As a long standing tradition, the Flag Bearers of the two main political parties, President Akufo-Addo and Mr. John Dramani Mahama signed a peace pact in a bid to commit them and their supporters to non-violence, resort to judicial process to seek redress in case of disputes and work towards eradicating vigilantism.

The December 4 signing ceremony in Accra spearheaded by Ghana’s National Peace Council, was a move to signify a commitment to non-violence during and after the polls.

“We believe that once this is done, it is going to tone down some of the tension that we are seeing,” the Chairman of NPC, Dr. Ernest Adu Gyamfi said.

Speaking at the ceremony, the incumbent President Akufo-Addo echoed his party’s commitment to ensure peace during and after the elections and pledged to accept the verdict of the people of Ghana.


He said that the primary consideration of his party is the peace, unity and the safety of the country.

On his part, Mr.

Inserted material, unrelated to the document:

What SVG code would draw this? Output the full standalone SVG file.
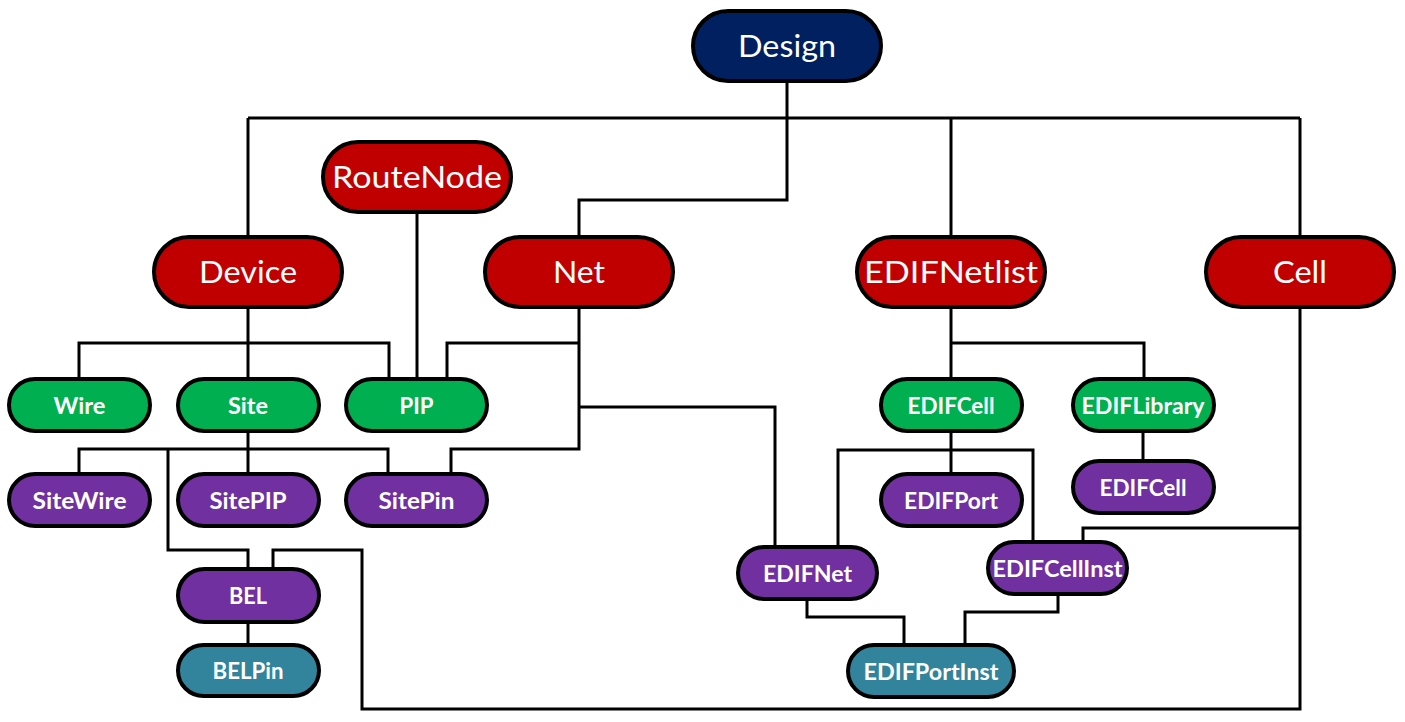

Mahama also expressed his commitment to ensuring a peaceful election, but noted that recent events have given many anxious moments of doubt about the government’s ability to deliver a peaceful violence-free election.

About 17 million Ghanaian eligible voters were expected to cast their votes on December 7 to elect a President in a context that has been described as a two-horse presidential poll, reviving old rivalries between President Akufo-Addo who is the incumbent and his predecessor, John Mahama.